We begin with the imports you will need, together with the functions defined in the last assignment. Note that a few have been added/modified! The Scaler class now scales each column of a feature matrix individually. There have also been utility functions added to add a column of 1's to a feature matrix, and compute the MSE. 

Note that you won't use all functions below in all situations. For example, when doing polynomial regression, you won't need the AddOnes function. When doing linear regression with multiple features, you will. 

In [None]:
import numpy as np
import pandas as pd

def TrainTestSplit(X,y,p,seed=1):
  '''Splits feature matrix X and target array y into train and test sets
  p is the fraction going to train'''
  np.random.seed(seed) #controls randomness
  size=len(y) 
  train_size=int(p*size)
  train_mask=np.zeros(size,dtype=bool)
  train_indices=np.random.choice(size, train_size, replace=False)
  train_mask[train_indices]=True 
  test_mask=~train_mask
  X_train=X[train_mask]
  X_test=X[test_mask]
  y_train=y[train_mask]
  y_test=y[test_mask]
  return X_train,X_test,y_train,y_test

def PolyFeatures(x,d):
  X=np.zeros((len(x),d+1))
  for i in range(d+1):
    X[:,i]=x**i
  return X

def AddOnes(X):
  return np.concatenate((X,np.ones((len(X),1))),axis=1) #Adds ones to column that's passed in

class Scaler:
  '''scales columns of array individually'''
  def __init__(self,z):
    self.min=np.min(z,axis=0)
    self.max=np.max(z,axis=0)

  def scale(self,x):
    return (x-self.min)/(self.max-self.min)

  def unscale(self,x):
    return x*(self.max-self.min)+self.min

def train(X,y,max_iter,lr):
  '''MSE minimization by Gradient Descent'''
  X=np.array(X) #Just in case X is a DataFrame
  y=np.array(y) #Just in case y is a Series
  n=len(X)
  coeff=np.ones(X.shape[1]) #Initialize all coeff to be 1 (something to play with?)
  for i in range(max_iter):
    resid=X@coeff-y
    gradient=((X.T)@resid)/n #Lot's of lin alg here. Try to unpack it!
    coeff=coeff-lr*gradient #Gradient Descent step.
  return coeff

def predict(X,coeff): #If X was scaled, then this will return scaled predictions
  return X@coeff

def MSE(pred,y):
  return np.sum((pred-y)**2)/len(y)

In this assignment you will modify the `train` function above to work by Stochastic Gradient Descent. As discussed in class, SGD is more memory efficient and can lead to much faster convergence. 

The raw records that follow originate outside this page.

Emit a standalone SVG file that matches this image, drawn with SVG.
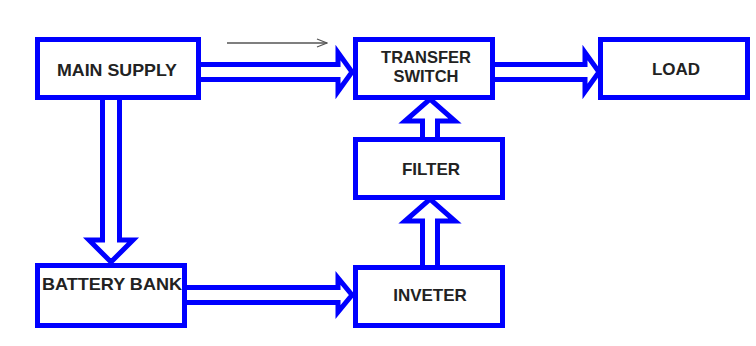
<svg xmlns="http://www.w3.org/2000/svg" width="756" height="346" viewBox="0 0 756 346">
  <style>
    .box { fill: #ffffff; stroke: #0000ff; stroke-width: 5; }
    .arr { fill: #ffffff; stroke: #0000ff; stroke-width: 5; stroke-linejoin: miter; stroke-miterlimit: 10; }
    .lbl { font-family: "Liberation Sans", Arial, sans-serif; font-weight: bold; font-size: 17px; fill: #222222; text-anchor: middle; }
  </style>
  <defs>
    <marker id="thin" markerWidth="12" markerHeight="10" refX="11" refY="5" orient="auto" markerUnits="userSpaceOnUse">
      <polyline points="1,1 11,5 1,9" fill="none" stroke="#555555" stroke-width="1.3"/>
    </marker>
  </defs>
  <rect width="756" height="346" fill="#ffffff"/>
  <g id="connectors">
    <polygon class="arr" points="198.5,64.5 338,64.5 338,52.5 352,72 338,91.5 338,79.5 198.5,79.5"/>
    <polygon class="arr" points="492.5,64.5 585,64.5 585,52.5 599,72 585,91.5 585,79.5 492.5,79.5"/>
    <polygon class="arr" points="102.5,97.5 102.5,240 89,240 111,262 133,240 119.5,240 119.5,97.5"/>
    <polygon class="arr" points="184.5,287.5 338,287.5 338,278 352,295 338,312 338,302.5 184.5,302.5"/>
    <polygon class="arr" points="422.5,267.5 422.5,221 405,221 430,199 455,221 437.5,221 437.5,267.5"/>
    <polygon class="arr" points="422.5,139.5 422.5,121 405,121 430,99 455,121 437.5,121 437.5,139.5"/>
    <line x1="227" y1="43" x2="327" y2="43" stroke="#555555" stroke-width="1.5" marker-end="url(#thin)"/>
  </g>
  <g id="main-supply">
    <rect class="box" x="37.5" y="39.5" width="161" height="58"/>
    <text class="lbl" x="117" y="76" textLength="120" lengthAdjust="spacingAndGlyphs">MAIN SUPPLY</text>
  </g>
  <g id="transfer-switch">
    <rect class="box" x="355.5" y="39.5" width="137" height="58"/>
    <text class="lbl" x="426" y="63" style="font-size:16.5px">TRANSFER</text>
    <text class="lbl" x="426" y="82" style="font-size:16.5px">SWITCH</text>
  </g>
  <g id="load">
    <rect class="box" x="600.5" y="39.5" width="147" height="58"/>
    <text class="lbl" x="676" y="75">LOAD</text>
  </g>
  <g id="filter">
    <rect class="box" x="355.5" y="139.5" width="147" height="58"/>
    <text class="lbl" x="431" y="175">FILTER</text>
  </g>
  <g id="inverter">
    <rect class="box" x="355.5" y="267.5" width="147" height="58"/>
    <text class="lbl" x="430" y="301">INVETER</text>
  </g>
  <g id="battery-bank">
    <rect class="box" x="37.5" y="265.5" width="147" height="60"/>
    <text class="lbl" x="112" y="290" textLength="140" lengthAdjust="spacingAndGlyphs">BATTERY BANK</text>
  </g>
</svg>
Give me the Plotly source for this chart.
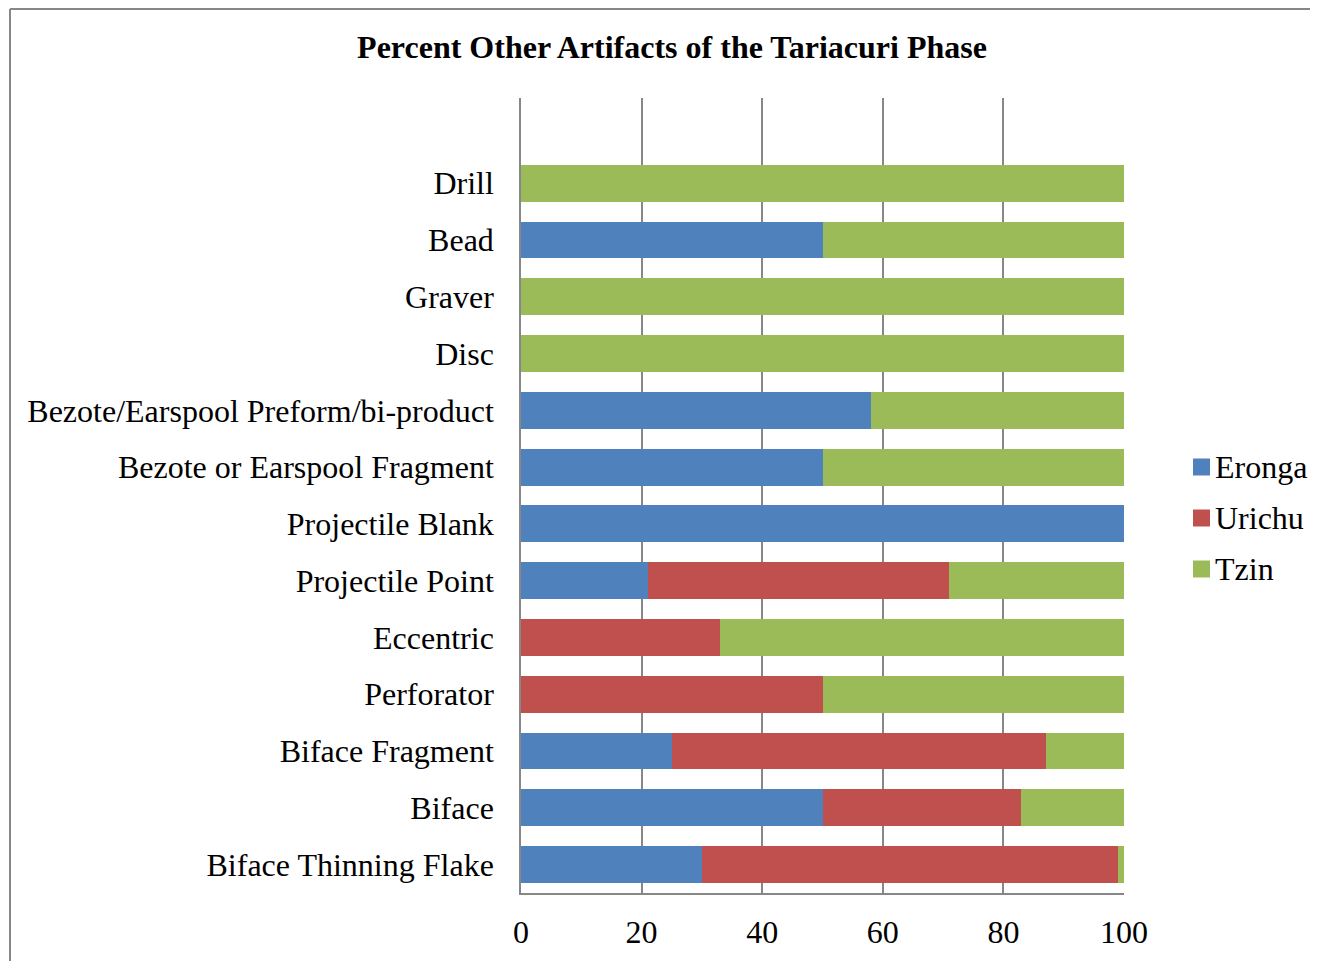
import plotly.graph_objects as go

categories = ["Biface Thinning Flake", "Biface", "Biface Fragment", "Perforator", "Eccentric",
              "Projectile Point", "Projectile Blank", "Bezote or Earspool Fragment",
              "Bezote/Earspool Preform/bi-product", "Disc", "Graver", "Bead", "Drill"]
eronga = [30, 50, 25, 0, 0, 21, 100, 50, 58, 0, 0, 50, 0]
urichu = [69, 33, 62, 50, 33, 50, 0, 0, 0, 0, 0, 0, 0]
tzin = [1, 17, 13, 50, 67, 29, 0, 50, 42, 100, 100, 50, 100]
x_ticks = [0, 20, 40, 60, 80, 100]

series_names = ["Eronga", "Urichu", "Tzin"]
series_vals = [eronga, urichu, tzin]
series_colors = ["#4F81BD", "#C0504D", "#9BBB59"]

FONT = "Liberation Serif, Times New Roman, serif"
OFF = 8  # page body margin offset
W, H = 1318 - OFF, 961 - OFF
L, R, T, B = 521 - OFF, 1124 - OFF, 98 - OFF, 893 - OFF
pw, ph = R - L, B - T


def px(x):
    return (x - OFF - L) / pw


def py(y):
    return (B - (y - OFF)) / ph


fig = go.Figure()
for name, vals, col in zip(series_names, series_vals, series_colors):
    fig.add_trace(go.Bar(y=categories, x=vals, name=name, orientation="h", showlegend=False,
                         marker=dict(color=col, line=dict(width=0))))

shapes = [
    dict(type="line", xref="paper", yref="paper", x0=px(10), x1=px(1330), y0=py(9), y1=py(9),
         line=dict(color="#878787", width=2)),
    dict(type="line", xref="paper", yref="paper", x0=px(10), x1=px(10), y0=py(9), y1=py(975),
         line=dict(color="#878787", width=2)),
]
annotations = []
legend_y = [467, 518, 569]
for name, col, ly in zip(series_names, series_colors, legend_y):
    shapes.append(dict(type="rect", xref="paper", yref="paper",
                       x0=px(1193), x1=px(1210), y0=py(ly - 8.5), y1=py(ly + 8.5),
                       fillcolor=col, line=dict(width=0)))
    annotations.append(dict(text=name, xref="paper", yref="paper", x=px(1213), y=py(ly),
                            xanchor="left", yanchor="middle", showarrow=False,
                            font=dict(size=32, family=FONT, color="black")))

fig.update_layout(
    width=W, height=H,
    barmode="stack", bargap=0.35,
    paper_bgcolor="white", plot_bgcolor="white",
    margin=dict(l=L, r=W - R, t=T, b=H - B, autoexpand=False),
    font=dict(family=FONT, color="black", size=32),
    title=dict(text="<b>Percent Other Artifacts of the Tariacuri Phase</b>",
               x=(672 - OFF) / W, xanchor="center", y=1 - (47 - OFF) / H, yanchor="middle",
               font=dict(size=32, family=FONT)),
    xaxis=dict(range=[0, 100], tickvals=x_ticks, showgrid=True, gridcolor="#878787", gridwidth=1.5,
               showline=True, linecolor="#878787", linewidth=1.5, zeroline=False,
               ticks="", ticklabelstandoff=10, tickfont=dict(size=32)),
    yaxis=dict(categoryorder="array", categoryarray=categories, range=[-0.5, 13.5],
               showgrid=False, showline=True, linecolor="#878787", linewidth=1.5,
               ticks="", ticklabelstandoff=19, tickfont=dict(size=32)),
    shapes=shapes,
    annotations=annotations,
)

fig.write_html("out.html")
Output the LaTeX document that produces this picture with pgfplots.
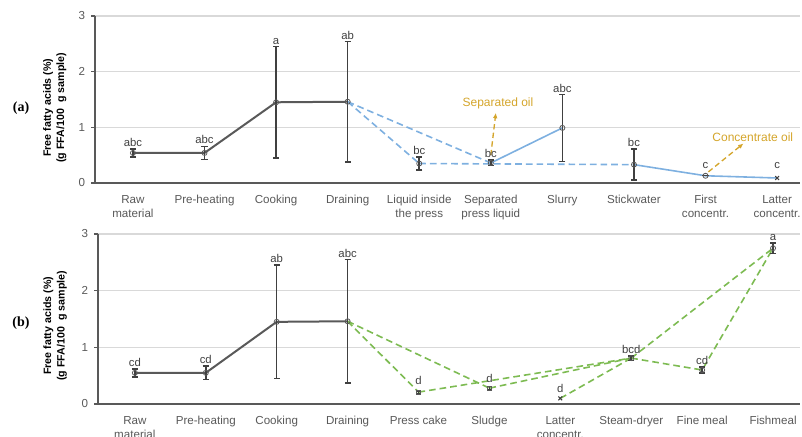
\documentclass[border=0pt]{standalone}
\usepackage{pgfplots}
\pgfplotsset{compat=1.18}
\usepackage{fontspec}
\setmainfont{Liberation Sans}
\newfontfamily\serifb{Liberation Serif}
\usetikzlibrary{arrows.meta}
\definecolor{darkline}{HTML}{595959}
\definecolor{errcol}{HTML}{404040}
\definecolor{blueline}{HTML}{7EB0E0}
\definecolor{greenline}{HTML}{7DBB52}
\definecolor{oilcol}{HTML}{D4A52B}
\definecolor{textgray}{HTML}{595959}
\definecolor{gridgray}{HTML}{D9D9D9}
\tikzset{
  lbl/.style={font=\fontsize{8.5}{9}\selectfont, text=errcol, anchor=south, inner sep=1.5pt},
  oil/.style={oilcol, line width=1pt, dash pattern=on 4pt off 2.5pt, -{Latex[length=4pt,width=3.5pt]}},
}
\begin{document}
\begin{tikzpicture}
\path[use as bounding box] (0,0) rectangle (601.5pt,327pt);
\pgfplotsset{
  myaxis/.style={
    scale only axis, anchor=south west,
    ymin=0, ymax=3, ytick={0,1,2,3},
    axis x line=bottom, axis y line=left,
    axis line style={-, draw=darkline, line width=1.2pt},
    ymajorgrids, grid style={gridgray, line width=0.8pt},
    xtick={0,...,9}, xtick style={draw=none},
    ytick style={draw=darkline, line width=0.8pt},
    tick align=outside, major tick length=3pt,
    tick label style={font=\fontsize{8.7}{10.8}\selectfont, text=textgray},
    xticklabel style={align=center, yshift=-2.5pt},
    yticklabel style={xshift=-1pt},
    /pgf/number format/assume math mode=true,
    ylabel style={align=center, font=\bfseries\fontsize{8}{10}\selectfont, text=black, anchor=center},
    ylabel={Free fatty acids (\%)\\(g FFA/100\ \ g sample)},
    clip=false,
  },
  errs/.style={only marks, mark=o, mark size=1.9pt,
    mark options={draw=darkline, fill=white, line width=0.6pt},
    error bars/.cd, y dir=both, y explicit,
    error bar style={errcol, line width=1.2pt},
    error mark options={rotate=90, errcol, mark size=2.3pt, line width=1.1pt}},
}
% ---------------- panel (a)
\begin{axis}[myaxis, at={(71.25pt,189.75pt)}, width=528.75pt, height=125.25pt,
  xmin=-0.53, xmax=9.32,
  xticklabels={Raw\\material, Pre-heating, Cooking, Draining, Liquid inside\\the press, Separated\\press liquid, Slurry, Stickwater, First\\concentr., Latter\\concentr.},
  ylabel style={at={(rel axis cs:-0.057,0.45)}}]
\addplot[darkline, line width=1.5pt] coordinates {(0,0.54) (1,0.54) (2,1.45) (3,1.46)};
\addplot[blueline, line width=1.2pt, dash pattern=on 5pt off 3pt] coordinates {(3,1.46) (4,0.35)};
\addplot[blueline, line width=1.2pt, dash pattern=on 5pt off 3pt] coordinates {(3,1.46) (5,0.36)};
\addplot[blueline, line width=1.2pt, dash pattern=on 5pt off 3pt] coordinates {(4,0.35) (7,0.33)};
\addplot[blueline, line width=1.2pt] coordinates {(5,0.36) (6,0.99)};
\addplot[blueline, line width=1.2pt] coordinates {(7,0.33) (8,0.13) (9,0.09)};
\addplot[oil] coordinates {(5.0,0.5) (5.07,1.26)};
\addplot[oil] coordinates {(8.04,0.2) (8.53,0.71)};
\addplot[errs] coordinates {(0,0.54) +- (0,0.07) (1,0.54) +- (0,0.12) (2,1.45) +- (0,1.0) (3,1.46) +- (0,1.08) (4,0.35) +- (0,0.12) (5,0.36) +- (0,0.05) (6,0.99) +- (0,0.6) (7,0.33) +- (0,0.28) (8,0.13) +- (0,0)};
\addplot[only marks, mark=x, mark size=2pt, errcol, line width=0.8pt] coordinates {(9,0.09)};
\node[lbl] at (axis cs:0,0.61) {abc};
\node[lbl] at (axis cs:1,0.66) {abc};
\node[lbl] at (axis cs:2,2.45) {a};
\node[lbl] at (axis cs:3,2.54) {ab};
\node[lbl] at (axis cs:4,0.47) {bc};
\node[lbl] at (axis cs:5,0.41) {bc};
\node[lbl] at (axis cs:6,1.59) {abc};
\node[lbl] at (axis cs:7,0.61) {bc};
\node[lbl] at (axis cs:8,0.22) {c};
\node[lbl] at (axis cs:9,0.22) {c};
\node[font=\fontsize{9}{10}\selectfont, text=oilcol] at (axis cs:5.1,1.43) {Separated oil};
\node[font=\fontsize{9}{10}\selectfont, text=oilcol] at (axis cs:8.66,0.83) {Concentrate oil};
\end{axis}
% ---------------- panel (b)
\begin{axis}[myaxis, at={(73.5pt,24pt)}, width=526.5pt, height=127.5pt,
  xmin=-0.52, xmax=9.38,
  xticklabels={Raw\\material, Pre-heating, Cooking, Draining, Press cake, Sludge, Latter\\concentr., Steam-dryer, Fine meal, Fishmeal},
  ylabel style={at={(rel axis cs:-0.061,0.46)}}]
\addplot[darkline, line width=1.5pt] coordinates {(0,0.55) (1,0.55) (2,1.45) (3,1.46)};
\addplot[greenline, line width=1.2pt, dash pattern=on 5pt off 3pt] coordinates {(3,1.46) (4,0.21)};
\addplot[greenline, line width=1.2pt, dash pattern=on 5pt off 3pt] coordinates {(3,1.46) (5,0.28)};
\addplot[greenline, line width=1.2pt, dash pattern=on 5pt off 3pt] coordinates {(4,0.21) (7,0.81)};
\addplot[greenline, line width=1.2pt, dash pattern=on 5pt off 3pt] coordinates {(5,0.28) (7,0.81)};
\addplot[greenline, line width=1.2pt, dash pattern=on 5pt off 3pt] coordinates {(6,0.10) (7,0.81)};
\addplot[greenline, line width=1.2pt, dash pattern=on 5pt off 3pt] coordinates {(7,0.81) (8,0.60) (9,2.75)};
\addplot[greenline, line width=1.2pt, dash pattern=on 5pt off 3pt] coordinates {(7,0.81) (9,2.75)};
\addplot[errs] coordinates {(0,0.55) +- (0,0.07) (1,0.55) +- (0,0.12) (2,1.45) +- (0,1.0) (3,1.46) +- (0,1.09) (7,0.81) +- (0,0.04) (8,0.60) +- (0,0.05) (9,2.75) +- (0,0.09)};
\addplot[only marks, mark=square, mark size=1.6pt, mark options={draw=darkline, fill=white, line width=0.6pt}, error bars/.cd, y dir=both, y explicit, error bar style={errcol, line width=1pt}, error mark options={rotate=90, errcol, mark size=2pt, line width=1pt}] coordinates {(4,0.21) +- (0,0.02) (5,0.28) +- (0,0.03)};
\addplot[only marks, mark=x, mark size=2pt, errcol, line width=0.8pt] coordinates {(6,0.10)};
\node[lbl] at (axis cs:0,0.62) {cd};
\node[lbl] at (axis cs:1,0.67) {cd};
\node[lbl] at (axis cs:2,2.45) {ab};
\node[lbl] at (axis cs:3,2.55) {abc};
\node[lbl] at (axis cs:4,0.30) {d};
\node[lbl] at (axis cs:5,0.34) {d};
\node[lbl] at (axis cs:6,0.16) {d};
\node[lbl] at (axis cs:7,0.85) {bcd};
\node[lbl] at (axis cs:8,0.65) {cd};
\node[lbl] at (axis cs:9,2.84) {a};
\end{axis}
\node[font=\serifb\bfseries\fontsize{10.5}{12}\selectfont] at (15.75pt,246pt) {(a)};
\node[font=\serifb\bfseries\fontsize{10.5}{12}\selectfont] at (15.75pt,84.75pt) {(b)};
\end{tikzpicture}
\end{document}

Be aware that if the batch size does not divide evenly into the size of your dataset, then the last batch will be smaller. Make sure your code doesn't leave out the last batch!

In [None]:
def SGD(X,y,epochs,batch_size,lr):
  '''Stochastic Gradient Descent'''
  X=np.array(X) #Just in case X is a DataFrame
  y=np.array(y) #Just in case y is a Series
  n=len(X)
  coeff=np.ones(X.shape[1]) #Initialize all coeff to be 1 (something to play with?)
  indices=np.arange(len(X))
  
  for i in range(epochs):
    np.random.seed(i) #Just so everyone gets the same answer!
    np.random.shuffle(indices)
    X_new=X[indices] 
    y_new=y[indices] 
    num_batches=n//batch_size
    for j in range(num_batches):
      x_b=X_new[j*batch_size:(j+1)*batch_size]
      y_b=y_new[j*batch_size:(j+1)*batch_size]
      resid=x_b@coeff-y_b
      gradient=lr* ((x_b.T)@resid)/len(x_b)
      coeff=coeff-gradient 
    if n%batch_size!=0: 
      x_b=X_new[num_batches*batch_size:] 
      y_b=y_new[num_batches*batch_size:]
      resid=x_b@coeff-y_b
      gradient=lr*((x_b.T)@resid)/len(x_b) 
      coeff=coeff-gradient 
  return coeff

To test your code, we'll define 100,000 points around the line y=3x. The coefficient generated by linear regression should thus be about 3. 

In [None]:
x=np.arange(0,1,.00001) #100,000 numbers between 0 and 1
np.random.seed(10) #Makes sure we all get the same answers!
random_nums=.4*np.random.rand(100000)
y=3*x+random_nums #Equation of y=3x, with some randomness
X=x.reshape((len(x),1)) #Necessary so X is a 2D feature matrix, rather than a 1D array.

Here's our original `train` function:

In [None]:
coeff=train(X,y,1000,.01)
coeff

array([3.21791934])

Now let's check your code, with 500 epochs and batches of size 1000. Recall that this means the computer has to keep only 1000 numbers in memory for computation at any given time, rather than all 100000. 

In [None]:
coeff=SGD(X,y,500,1000,.01)
coeff

array([3.2994507])